D&S column: church becomes thriving community hub

Many of our churches face challenging times with attendance at traditional services gradually falling. But it has been good to see how many locally are rising to that challenge in adapting what they do and what they offer communities.

Ambitious projects underway at St Matthew’s in Leyburn and the recently completed one at the Methodist Church in Bedale come to mind.

A truly excellent example I came across recently was the community hub set up at Hutton Rudby Methodist Church.

It’s a big chapel which used to lie empty for a large part of the week.
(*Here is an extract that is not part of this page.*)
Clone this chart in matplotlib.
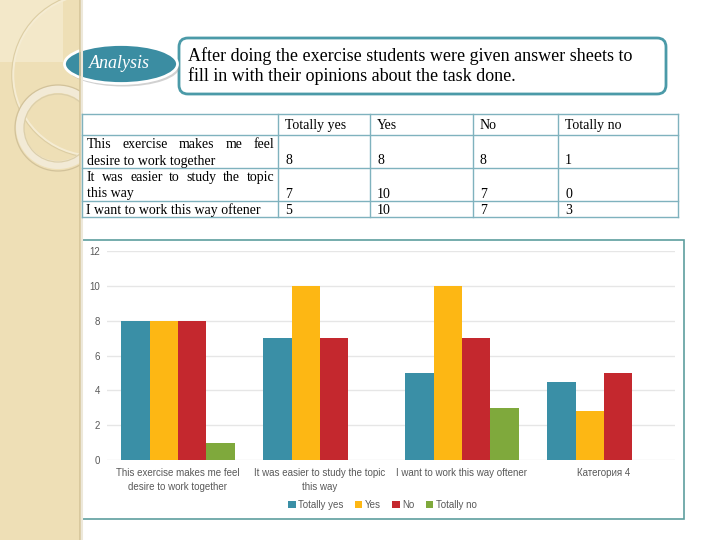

Now, something is happening there for the local community every day of the week.

With a café/servery at its heart (I can testify to some great tea and cakes) there’s a host of activities going on, from a kids club with story-telling for mothers and children to IT/computer help sessions, backgammon and table tennis, a library and much more.

I came across this hive of community activity when I called in last month to record a radio interview. Amazingly, the church is also the base for Leven Online Radio, a community radio station set up just four months ago with a studio in rooms behind the chapel.
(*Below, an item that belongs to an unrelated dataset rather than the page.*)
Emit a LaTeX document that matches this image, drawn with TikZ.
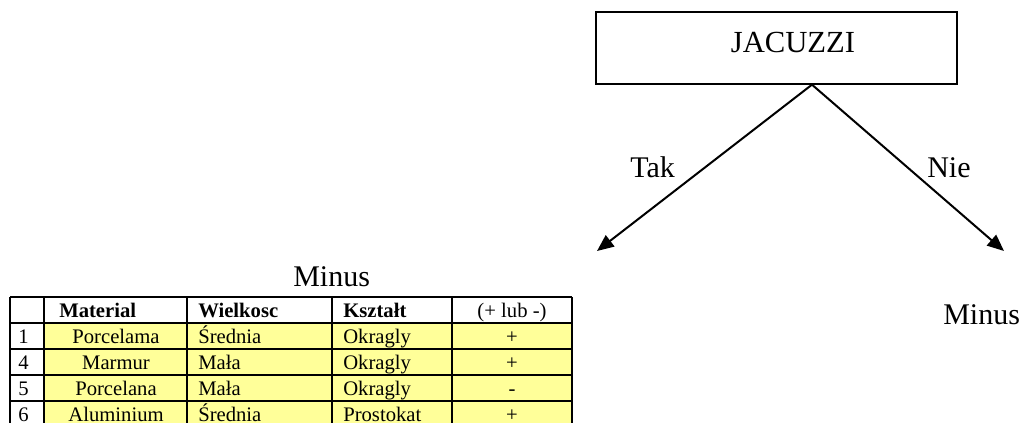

It’s a very professional set-up largely run by volunteers. You don’t have to be living in Hutton Rudby or wider Leven Valley area to listen in. As an internet radio station – at levenonlineradio.com – it can be listened to anywhere in the world.

I did enjoy my interview with the station’s John Earland in the chair and 16-year-old assistant scout leader Jack Turton and two pupils from the local primary school Bee Williams and Emelia Burns firing off the questions.
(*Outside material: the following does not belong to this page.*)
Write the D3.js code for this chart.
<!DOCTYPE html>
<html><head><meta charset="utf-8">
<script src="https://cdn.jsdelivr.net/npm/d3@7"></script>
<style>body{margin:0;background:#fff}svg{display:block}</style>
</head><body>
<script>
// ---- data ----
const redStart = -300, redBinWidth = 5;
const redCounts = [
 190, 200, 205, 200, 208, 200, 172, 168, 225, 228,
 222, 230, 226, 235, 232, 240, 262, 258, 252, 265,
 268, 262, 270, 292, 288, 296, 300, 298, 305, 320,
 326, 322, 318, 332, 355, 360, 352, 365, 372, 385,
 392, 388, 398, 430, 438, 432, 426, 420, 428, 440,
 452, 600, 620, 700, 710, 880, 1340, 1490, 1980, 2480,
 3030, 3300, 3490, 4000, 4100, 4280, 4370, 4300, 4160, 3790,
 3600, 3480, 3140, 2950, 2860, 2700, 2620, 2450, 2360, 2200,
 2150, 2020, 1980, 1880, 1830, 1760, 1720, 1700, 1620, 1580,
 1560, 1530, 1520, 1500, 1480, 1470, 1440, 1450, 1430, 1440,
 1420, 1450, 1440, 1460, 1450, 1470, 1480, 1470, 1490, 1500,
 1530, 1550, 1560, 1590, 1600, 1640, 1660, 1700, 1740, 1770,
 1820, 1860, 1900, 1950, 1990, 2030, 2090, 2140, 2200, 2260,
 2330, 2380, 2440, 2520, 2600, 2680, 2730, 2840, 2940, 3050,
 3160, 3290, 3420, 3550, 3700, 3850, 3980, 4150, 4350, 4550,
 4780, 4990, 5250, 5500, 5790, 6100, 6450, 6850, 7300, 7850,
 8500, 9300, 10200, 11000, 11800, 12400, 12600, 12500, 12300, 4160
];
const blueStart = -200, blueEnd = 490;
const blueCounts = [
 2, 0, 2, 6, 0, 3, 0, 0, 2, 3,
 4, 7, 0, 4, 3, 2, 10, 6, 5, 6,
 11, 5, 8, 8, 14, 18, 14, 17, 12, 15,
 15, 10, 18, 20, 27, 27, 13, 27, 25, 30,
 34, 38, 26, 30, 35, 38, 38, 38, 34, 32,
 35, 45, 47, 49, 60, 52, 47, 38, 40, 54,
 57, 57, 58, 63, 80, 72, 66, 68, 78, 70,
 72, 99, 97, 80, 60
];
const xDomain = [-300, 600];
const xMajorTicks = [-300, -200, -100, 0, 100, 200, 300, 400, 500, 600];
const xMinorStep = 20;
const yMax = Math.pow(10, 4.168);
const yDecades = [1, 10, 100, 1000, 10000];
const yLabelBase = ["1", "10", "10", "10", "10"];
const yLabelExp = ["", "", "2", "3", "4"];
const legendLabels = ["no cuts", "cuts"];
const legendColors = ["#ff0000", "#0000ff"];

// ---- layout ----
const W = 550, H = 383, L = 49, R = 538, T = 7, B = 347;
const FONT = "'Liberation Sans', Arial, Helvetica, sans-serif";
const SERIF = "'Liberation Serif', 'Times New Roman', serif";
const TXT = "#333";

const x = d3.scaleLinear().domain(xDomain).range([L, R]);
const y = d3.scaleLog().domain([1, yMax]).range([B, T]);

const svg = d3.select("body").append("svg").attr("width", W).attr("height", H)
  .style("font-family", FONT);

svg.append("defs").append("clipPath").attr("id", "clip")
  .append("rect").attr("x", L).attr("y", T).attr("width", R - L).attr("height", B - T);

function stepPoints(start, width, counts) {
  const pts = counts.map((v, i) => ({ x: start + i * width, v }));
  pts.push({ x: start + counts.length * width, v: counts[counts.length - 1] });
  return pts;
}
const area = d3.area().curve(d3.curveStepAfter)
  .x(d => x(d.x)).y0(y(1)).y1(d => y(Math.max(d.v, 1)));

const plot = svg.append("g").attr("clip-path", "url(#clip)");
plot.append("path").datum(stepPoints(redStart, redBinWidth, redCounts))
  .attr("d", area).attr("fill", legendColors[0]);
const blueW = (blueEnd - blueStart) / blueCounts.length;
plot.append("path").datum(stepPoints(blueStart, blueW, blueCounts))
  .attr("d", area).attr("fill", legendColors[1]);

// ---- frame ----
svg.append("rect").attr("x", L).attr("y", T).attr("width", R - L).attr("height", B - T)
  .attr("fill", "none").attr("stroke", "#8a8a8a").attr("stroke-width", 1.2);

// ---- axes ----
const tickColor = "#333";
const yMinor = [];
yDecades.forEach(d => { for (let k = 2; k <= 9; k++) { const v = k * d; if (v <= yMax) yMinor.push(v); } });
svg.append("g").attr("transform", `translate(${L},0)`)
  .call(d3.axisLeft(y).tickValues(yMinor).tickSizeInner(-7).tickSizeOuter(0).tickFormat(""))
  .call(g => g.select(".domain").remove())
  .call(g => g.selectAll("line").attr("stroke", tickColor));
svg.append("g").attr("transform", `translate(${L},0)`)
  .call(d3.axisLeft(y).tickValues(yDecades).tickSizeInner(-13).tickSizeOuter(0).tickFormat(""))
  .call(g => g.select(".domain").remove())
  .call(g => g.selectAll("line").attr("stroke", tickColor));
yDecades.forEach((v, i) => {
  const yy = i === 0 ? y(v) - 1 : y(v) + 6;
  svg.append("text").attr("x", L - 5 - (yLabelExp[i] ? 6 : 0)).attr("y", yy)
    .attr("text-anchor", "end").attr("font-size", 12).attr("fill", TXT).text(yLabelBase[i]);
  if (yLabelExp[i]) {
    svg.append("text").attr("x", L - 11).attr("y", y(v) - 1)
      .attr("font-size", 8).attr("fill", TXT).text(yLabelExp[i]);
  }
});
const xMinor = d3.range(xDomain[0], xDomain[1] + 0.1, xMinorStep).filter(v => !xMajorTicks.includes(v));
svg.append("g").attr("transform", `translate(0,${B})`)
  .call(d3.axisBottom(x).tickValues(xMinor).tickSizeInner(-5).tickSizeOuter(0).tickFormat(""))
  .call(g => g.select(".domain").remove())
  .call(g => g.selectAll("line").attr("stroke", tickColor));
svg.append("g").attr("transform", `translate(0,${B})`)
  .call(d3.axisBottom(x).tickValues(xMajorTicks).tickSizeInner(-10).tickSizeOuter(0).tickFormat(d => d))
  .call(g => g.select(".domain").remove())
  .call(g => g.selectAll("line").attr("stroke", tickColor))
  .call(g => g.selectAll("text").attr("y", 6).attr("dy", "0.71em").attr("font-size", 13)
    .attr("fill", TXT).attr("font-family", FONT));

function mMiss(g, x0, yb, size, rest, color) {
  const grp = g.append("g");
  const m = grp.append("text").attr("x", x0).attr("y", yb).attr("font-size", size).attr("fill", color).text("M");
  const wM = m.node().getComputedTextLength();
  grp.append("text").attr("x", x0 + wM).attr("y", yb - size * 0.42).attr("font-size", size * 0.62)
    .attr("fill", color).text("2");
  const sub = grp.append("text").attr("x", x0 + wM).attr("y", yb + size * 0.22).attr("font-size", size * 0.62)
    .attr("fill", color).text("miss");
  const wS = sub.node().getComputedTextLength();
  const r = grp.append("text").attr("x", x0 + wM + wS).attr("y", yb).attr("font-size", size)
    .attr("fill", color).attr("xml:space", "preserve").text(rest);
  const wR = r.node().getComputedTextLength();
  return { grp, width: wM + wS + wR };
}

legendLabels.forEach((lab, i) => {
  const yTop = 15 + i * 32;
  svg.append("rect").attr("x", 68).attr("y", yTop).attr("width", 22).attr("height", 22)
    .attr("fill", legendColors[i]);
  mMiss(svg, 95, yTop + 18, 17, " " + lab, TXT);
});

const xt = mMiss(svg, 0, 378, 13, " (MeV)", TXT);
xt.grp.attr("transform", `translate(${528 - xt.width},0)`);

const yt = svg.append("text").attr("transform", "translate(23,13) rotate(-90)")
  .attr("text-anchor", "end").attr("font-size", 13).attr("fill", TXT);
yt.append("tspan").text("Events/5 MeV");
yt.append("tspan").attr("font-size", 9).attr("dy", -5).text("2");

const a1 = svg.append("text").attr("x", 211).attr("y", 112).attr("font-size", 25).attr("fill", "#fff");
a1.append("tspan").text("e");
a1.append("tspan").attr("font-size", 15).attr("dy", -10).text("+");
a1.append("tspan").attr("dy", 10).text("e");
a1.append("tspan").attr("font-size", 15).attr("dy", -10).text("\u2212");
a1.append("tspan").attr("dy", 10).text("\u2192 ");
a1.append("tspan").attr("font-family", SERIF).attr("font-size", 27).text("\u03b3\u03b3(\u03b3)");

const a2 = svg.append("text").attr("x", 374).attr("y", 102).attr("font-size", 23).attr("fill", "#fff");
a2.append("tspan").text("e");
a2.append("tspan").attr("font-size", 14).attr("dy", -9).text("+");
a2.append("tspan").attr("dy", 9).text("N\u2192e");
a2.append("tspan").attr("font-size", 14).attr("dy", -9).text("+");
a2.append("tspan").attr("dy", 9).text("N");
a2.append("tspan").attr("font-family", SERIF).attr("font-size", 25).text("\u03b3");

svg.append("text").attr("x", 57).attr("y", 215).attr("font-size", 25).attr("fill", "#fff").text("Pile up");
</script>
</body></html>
They properly put me on the spot on a wide range of issues and who knows, in the future, Jack, Bee or Emelia could be grilling me as the BBC’s Andrew Marr and Nick Robinson or Sky’s Kay Burley have done in recent weeks!


Last Friday, as you might have seen reported elsewhere, I joined my senior Government colleagues for the Cabinet meeting in Sunderland.

Apart from the location – in the most impressive National Glass Centre by the banks of the River Wear – everything about the meeting was as it would have been if we had been conducting our business in the Cabinet Room in No 10.

But it was a very powerful statement on the day we left the European Union of the Government’s unwavering commitment to the regions of the UK - to re-balance the economy, level up economic performance and opportunity across the country and unleash the potential of the North-East and Yorkshire.

One thing that was not normal about the day for me was the journey. I happily boasted to my colleagues that I for once had the shortest commute – just 50 minutes up the A19 thanks to Stokesley Taxis!


On Saturday evening, my wife and I took the time out to see the film everyone seems to be talking about – the First World War epic 1917. We can highly recommend it – especially the dramatic river scenes filmed at High Force and the Tees Barrage – but perhaps the most the magical moment of the evening was on the journey home when we spotted a barn owl perched on a road sign at the Brompton crossroads on the A684 just outside Northallerton. Despite the busy road, it seemed utterly unperturbed.